# 2D FFT of Vector

I have a bunch of 8x8 images which have been vectorized and formed into a 64xN matrix, X. I'd like to take the 2D-FFT of each of these images without reshaping each column of X into an 8x8 image and using fft2.

Any suggestions? I've tried playing around with properties of kronecker products and vec() operations but haven't gotten anywhere.

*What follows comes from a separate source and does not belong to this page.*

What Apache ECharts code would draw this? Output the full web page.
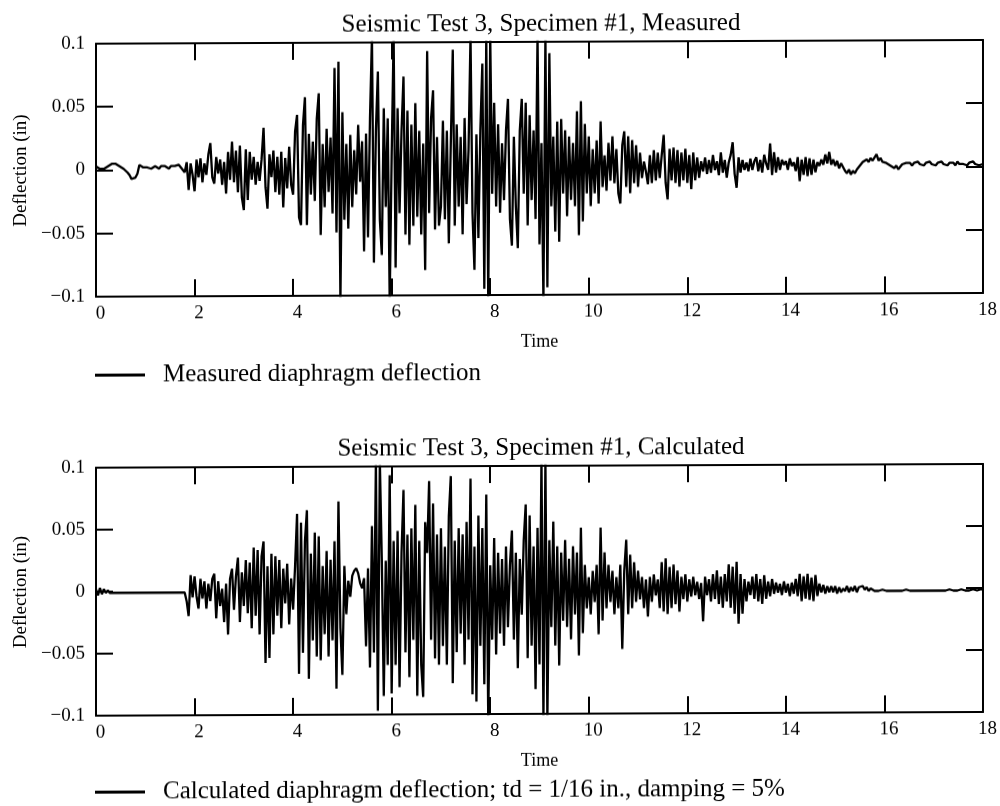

• For questions like this, it is best to also tag the software environment you are working with so people can provide you with the most targeted solutions (MATLAB, R, C++...). – Sam Maloney Apr 25 '13 at 16:25
• So your matrix looks like this: $$\begin{array}{ccc}X_1(:,1) & \ldots & X_N(:,1)\\\vdots & \ddots & \vdots\\X_1(:,8) & \ldots & X_N(:,8)\end{array}$$ with $X_i$ the matrix of image $i$? – Matt L. Apr 25 '13 at 17:11
• @Matt Yes, this is correct. The second index runs to 64, but that isn't as important. – lp251 Apr 25 '13 at 17:42
• OK, but my elements $X_i(:,k)$ are 8-element vectors (the columns of the individual images), and there are 8 such vectors concatenated in each column of the total matrix, right? – Matt L. Apr 25 '13 at 19:08
• @Matt Yes, that is correct. – lp251 Apr 25 '13 at 19:09

Your matrix looks like this: $$\begin{array}{ccc}X_1(:,1) & \ldots & X_N(:,1)\\\vdots & \ddots & \vdots\\X_1(:,8) & \ldots & X_N(:,8)\end{array}$$ where $X_i,\; i=1,\ldots 64,$ are the $8\times 8$ image matrices. So $X_i(:,1)$ is the first column of the $i^{th}$ image (I'm using matlab/octave notation). You said you don't want to reshape each column and you've tried kronecker products etc., but I actually think that reshaping is the simplest solution to your problem. Look at the code:

$\tt Z=[];\\for\; i=1:N, Y=reshape(X(:,i),8,8); Z=[Z,fft2(Y)]; end$

$\tt N$ is the total number of images in matrix $\tt X$. $\tt Z$ is a $8\times 8N$ matrix containing the DFTs of all $N$ images. I think it won't get much simpler than that. If so, please let me know.

• This is definitely the simplest solution, but quite unattractive due to the problem size. Ideally I'd have an operation that I can apply directly to the 64xN matrix without any reshaping. – lp251 Apr 25 '13 at 20:23
• OK, but I don't think it's that huge a problem. It's only a loop over 64 submatrices. Anyway, that's all relative of course. If you come up with a simpler solution, please share it with us. – Matt L. Apr 25 '13 at 20:30
• I wasn't able to find any faster methods. For a little context, I was trying to accelerate a matrix-matrix product XY where X is diagonalized with 2D-FFTs (block circulant with circulant blocks) but Y has no structure to speak of. For the problem size I'm looking at, a dense multiply is faster than the reshape-fft2-reshape operations, even though the complexity order is higher. Such is Matlab. – lp251 May 4 '13 at 16:45

you could create a matrix that contains the Fourier basis set in the format that conforms to the vectorized version of your images and use this matrix to compute the fft2.

You can therefore get what you want with a simple matrix multiplication.